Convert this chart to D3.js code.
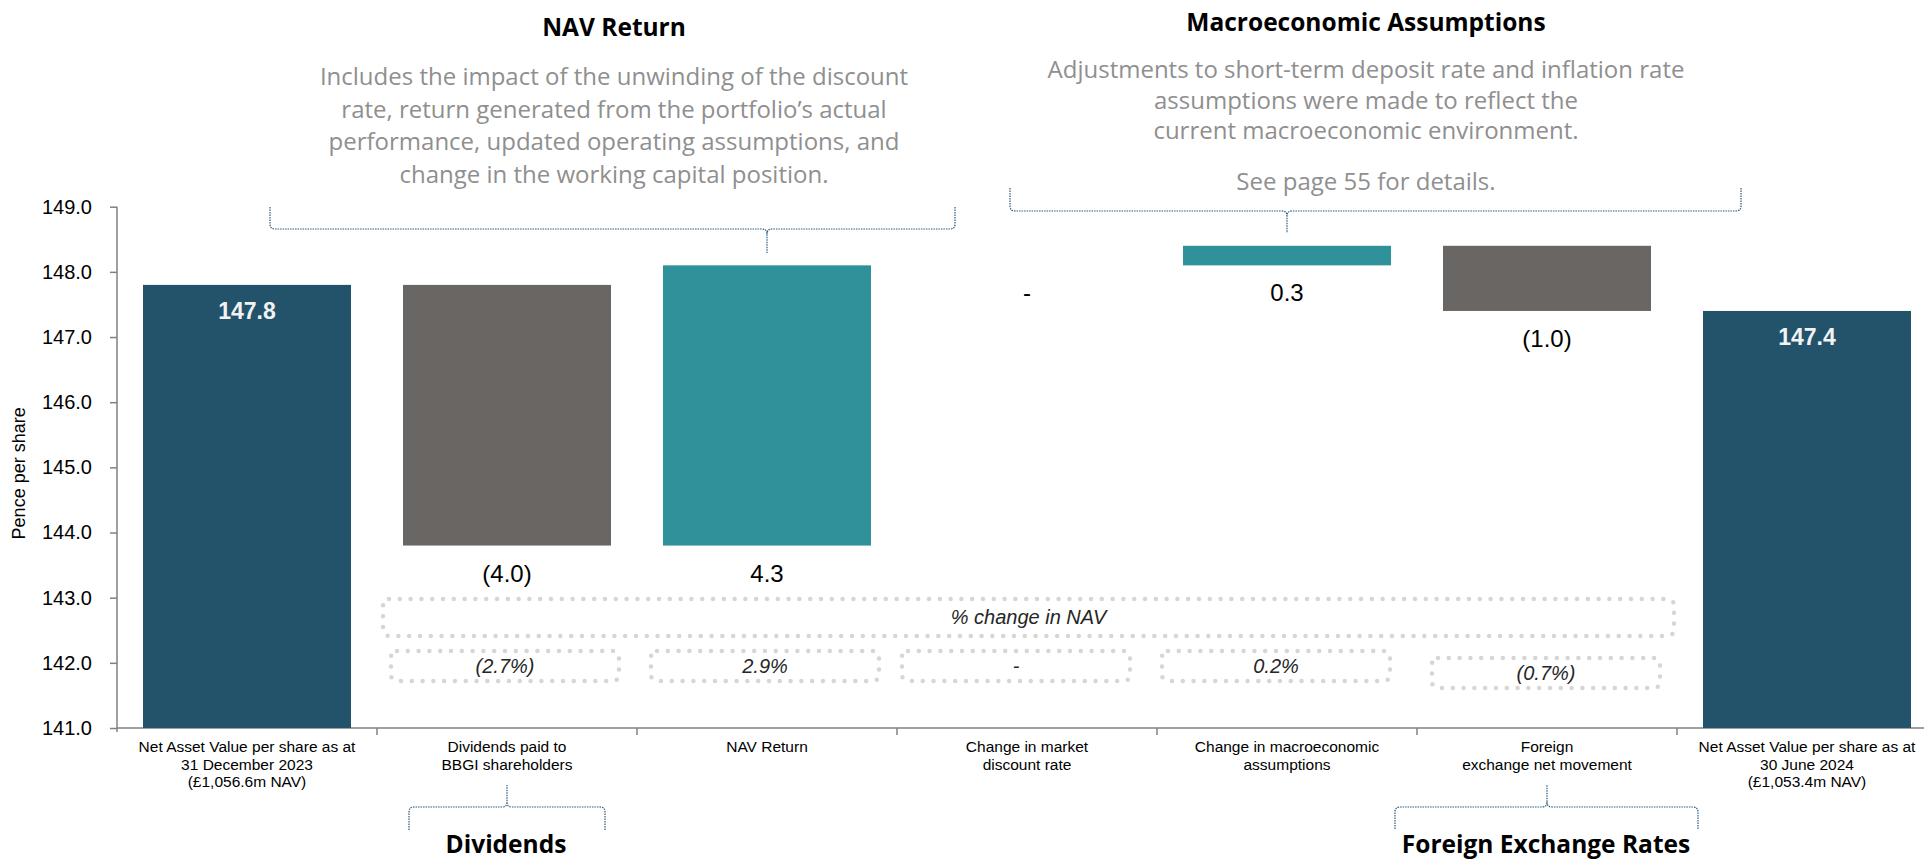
<!DOCTYPE html>
<html>
<head>
<meta charset="utf-8">
<script src="https://cdn.jsdelivr.net/npm/d3@7/dist/d3.min.js"></script>
<style>
  html, body { margin: 0; padding: 0; background: #fff; }
  svg { display: block; }
</style>
</head>
<body>
<svg id="chart" width="1924" height="860"></svg>
<script>
// ---- data ----
const categoryLines = [
  ["Net Asset Value per share as at", "31 December 2023", "(£1,056.6m NAV)"],
  ["Dividends paid to", "BBGI shareholders"],
  ["NAV Return"],
  ["Change in market", "discount rate"],
  ["Change in macroeconomic", "assumptions"],
  ["Foreign", "exchange net movement"],
  ["Net Asset Value per share as at", "30 June 2024", "(£1,053.4m NAV)"]
];
const stepValues = [147.8, -4.0, 4.3, 0.0, 0.3, -1.0, 147.4];
const stepKinds = ["total", "change", "change", "change", "change", "change", "total"];
const valueLabels = ["147.8", "(4.0)", "4.3", "-", "0.3", "(1.0)", "147.4"];
const pctChangeLabels = ["(2.7%)", "2.9%", "-", "0.2%", "(0.7%)"];
const pctHeader = "% change in NAV";
const yTickValues = [141, 142, 143, 144, 145, 146, 147, 148, 149];
const yTitle = "Pence per share";

const topNotes = [
  { title: "NAV Return", cat: 2,
    lines: ["Includes the impact of the unwinding of the discount",
            "rate, return generated from the portfolio\u2019s actual",
            "performance, updated operating assumptions, and",
            "change in the working capital position."] },
  { title: "Macroeconomic Assumptions", cat: 4,
    lines: ["Adjustments to short-term deposit rate and inflation rate",
            "assumptions were made to reflect the",
            "current macroeconomic environment."],
    footer: "See page 55 for details." }
];
const bottomNotes = [
  { title: "Dividends", cat: 1 },
  { title: "Foreign Exchange Rates", cat: 5 }
];

// ---- colours ----
const colTotal = "#23536B";
const colDown = "#6A6663";
const colUp = "#2F9199";
const colBracket = "#2B5A7E";
const colDots = "#D6D6D6";
const colNote = "#8F8F8F";

// ---- layout ----
const svg = d3.select("#chart");
const axisX = 117;
const x = d3.scaleBand()
  .domain(d3.range(categoryLines.length))
  .range([axisX, axisX + 1820])
  .paddingInner(0.2)
  .paddingOuter(0.1);
const y = d3.scaleLinear().domain([141, 149]).range([728, 206.7]);
const bw = x.bandwidth();
const cx = i => x(i) + bw / 2;

// waterfall extents
let running = 0;
const bars = stepValues.map((v, i) => {
  if (stepKinds[i] === "total") {
    running = v;
    return { i, lo: y.domain()[0], hi: v, kind: "total" };
  }
  const start = running;
  running = +(running + v).toFixed(4);
  return { i, lo: Math.min(start, running), hi: Math.max(start, running),
           kind: v < 0 ? "down" : "up", v };
});
const fill = k => k === "total" ? colTotal : (k === "down" ? colDown : colUp);

// ---- axes ----
const sans = "'Liberation Sans', Arial, sans-serif";
const yAxis = d3.axisLeft(y).tickValues(yTickValues).tickFormat(d3.format(".1f"))
  .tickSize(7).tickPadding(18);
const gy = svg.append("g").attr("transform", `translate(${axisX},0)`).call(yAxis);
gy.select(".domain").attr("d", `M0,${y(149)}V${y(141) + 4}`);
gy.selectAll("path, line").attr("stroke", "#808080").attr("stroke-width", 1.5);
gy.selectAll("text").attr("font-family", sans).attr("font-size", 20).attr("fill", "#000");

svg.append("text")
  .attr("transform", `translate(19,${(y(141) + y(149)) / 2 + 6}) rotate(-90)`)
  .attr("text-anchor", "middle").attr("dominant-baseline", "central")
  .attr("font-family", sans).attr("font-size", 18).attr("fill", "#000")
  .text(yTitle);

// x baseline with tick marks at the band boundaries
const gx = svg.append("g");
gx.append("line").attr("x1", axisX).attr("x2", 1924)
  .attr("y1", y(141)).attr("y2", y(141))
  .attr("stroke", "#808080").attr("stroke-width", 1.5);
gx.selectAll("line.tick").data(d3.range(1, categoryLines.length))
  .join("line").attr("class", "tick")
  .attr("x1", i => x(i) - x.step() * x.paddingInner() / 2)
  .attr("x2", i => x(i) - x.step() * x.paddingInner() / 2)
  .attr("y1", y(141)).attr("y2", y(141) + 7)
  .attr("stroke", "#808080").attr("stroke-width", 1.5);

const xl = svg.append("g").selectAll("text").data(categoryLines).join("text")
  .attr("text-anchor", "middle").attr("font-family", sans).attr("font-size", 15.5)
  .attr("fill", "#000");
xl.each(function (lines, i) {
  d3.select(this).selectAll("tspan").data(lines).join("tspan")
    .attr("x", cx(i)).attr("y", (d, k) => 752 + k * 17.5).text(d => d);
});

// ---- bars ----
svg.append("g").selectAll("rect").data(bars.filter(b => b.hi > b.lo)).join("rect")
  .attr("x", b => x(b.i)).attr("width", bw)
  .attr("y", b => y(b.hi)).attr("height", b => y(b.lo) - y(b.hi))
  .attr("fill", b => fill(b.kind));

// value labels
svg.append("g").selectAll("text").data(bars).join("text")
  .attr("x", b => cx(b.i))
  .attr("y", b => b.kind === "total" ? y(b.hi) + 34 : y(b.lo) + 36)
  .attr("text-anchor", "middle")
  .attr("font-family", sans)
  .attr("font-weight", b => b.kind === "total" ? "bold" : "normal")
  .attr("font-size", b => b.kind === "total" ? 23 : 24)
  .attr("fill", b => b.kind === "total" ? "#F2F2F2" : "#000")
  .text(b => valueLabels[b.i]);

// ---- % change boxes (dotted outlines) ----
function dottedBox(g, x0, y0, w, h) {
  g.append("rect").attr("x", x0).attr("y", y0).attr("width", w).attr("height", h)
    .attr("rx", 6).attr("fill", "none")
    .attr("stroke", colDots).attr("stroke-width", 4.5)
    .attr("stroke-linecap", "round").attr("stroke-dasharray", "0 10.8");
}
const boxes = svg.append("g");
dottedBox(boxes, 383, 599, 1291, 37);
boxes.append("text").attr("x", (383 + 1674) / 2).attr("y", 624)
  .attr("text-anchor", "middle").attr("font-family", sans).attr("font-style", "italic")
  .attr("font-size", 20).attr("fill", "#262626").text(pctHeader);

const smallShift = [-2, -2, -11, -11, -1];
const smallTop = [651, 651, 651, 651, 658];
pctChangeLabels.forEach((t, k) => {
  const c = cx(k + 1) + smallShift[k];
  dottedBox(boxes, c - 114, smallTop[k], 228, 30);
  boxes.append("text").attr("x", c).attr("y", smallTop[k] + 22)
    .attr("text-anchor", "middle").attr("font-family", sans).attr("font-style", "italic")
    .attr("font-size", 20).attr("fill", "#262626").text(t);
});

// ---- brace annotations ----
function brace(g, c, yEnd, yLine, yStem, left, right) {
  const r = 5;
  const s = Math.sign(yStem - yLine);
  const e = Math.sign(yLine - yEnd);
  const l = c - left, rr = c + right;
  const p = d3.path();
  p.moveTo(l, yEnd); p.lineTo(l, yLine - e * r);
  p.quadraticCurveTo(l, yLine, l + r, yLine); p.lineTo(c - r, yLine);
  p.quadraticCurveTo(c, yLine, c, yLine + s * r); p.lineTo(c, yStem);
  p.moveTo(rr, yEnd); p.lineTo(rr, yLine - e * r);
  p.quadraticCurveTo(rr, yLine, rr - r, yLine); p.lineTo(c + r, yLine);
  p.quadraticCurveTo(c, yLine, c, yLine + s * r);
  g.append("path").attr("d", p.toString()).attr("fill", "none")
    .attr("stroke", colBracket).attr("stroke-width", 1.2)
    .attr("stroke-dasharray", "1.5 1");
}
const notes = svg.append("g");
const noteFont = "'Open Sans', 'Noto Sans', sans-serif";
const titleSize = 24.5;
const noteSize = 24;

// NAV Return note
brace(notes, cx(2), 207, 229, 253, cx(2) - 270, 955 - cx(2));
notes.append("text").attr("x", 614).attr("y", 36).attr("text-anchor", "middle")
  .attr("font-family", noteFont).attr("font-weight", "bold").attr("font-size", titleSize)
  .attr("fill", "#000").text(topNotes[0].title);
notes.append("g").selectAll("text").data(topNotes[0].lines).join("text")
  .attr("x", 614).attr("y", (d, k) => 85 + k * 32.5).attr("text-anchor", "middle")
  .attr("font-family", noteFont).attr("font-size", noteSize).attr("fill", colNote).text(d => d);

// Macroeconomic note
brace(notes, cx(4), 188, 211, 233, cx(4) - 1010, 1741 - cx(4));
notes.append("text").attr("x", 1366).attr("y", 31).attr("text-anchor", "middle")
  .attr("font-family", noteFont).attr("font-weight", "bold").attr("font-size", titleSize)
  .attr("fill", "#000").text(topNotes[1].title);
notes.append("g").selectAll("text").data(topNotes[1].lines).join("text")
  .attr("x", 1366).attr("y", (d, k) => 78 + k * 30.5).attr("text-anchor", "middle")
  .attr("font-family", noteFont).attr("font-size", noteSize).attr("fill", colNote).text(d => d);
notes.append("text").attr("x", 1366).attr("y", 190).attr("text-anchor", "middle")
  .attr("font-family", noteFont).attr("font-size", noteSize).attr("fill", colNote)
  .text(topNotes[1].footer);

// bottom notes
brace(notes, cx(1), 830, 807, 785, cx(1) - 409, 605 - cx(1));
brace(notes, cx(5), 829, 807, 785, cx(5) - 1395, 1698 - cx(5));
bottomNotes.forEach(n => {
  notes.append("text").attr("x", cx(n.cat) - 1).attr("y", 853).attr("text-anchor", "middle")
    .attr("font-family", noteFont).attr("font-weight", "bold").attr("font-size", titleSize)
    .attr("fill", "#000").text(n.title);
});
</script>
</body>
</html>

--------------------------------

Copy out every line of the listing that includes the string "this".

Convert this chart to D3.js code.
  d3.select(this).selectAll("tspan").data(lines).join("tspan")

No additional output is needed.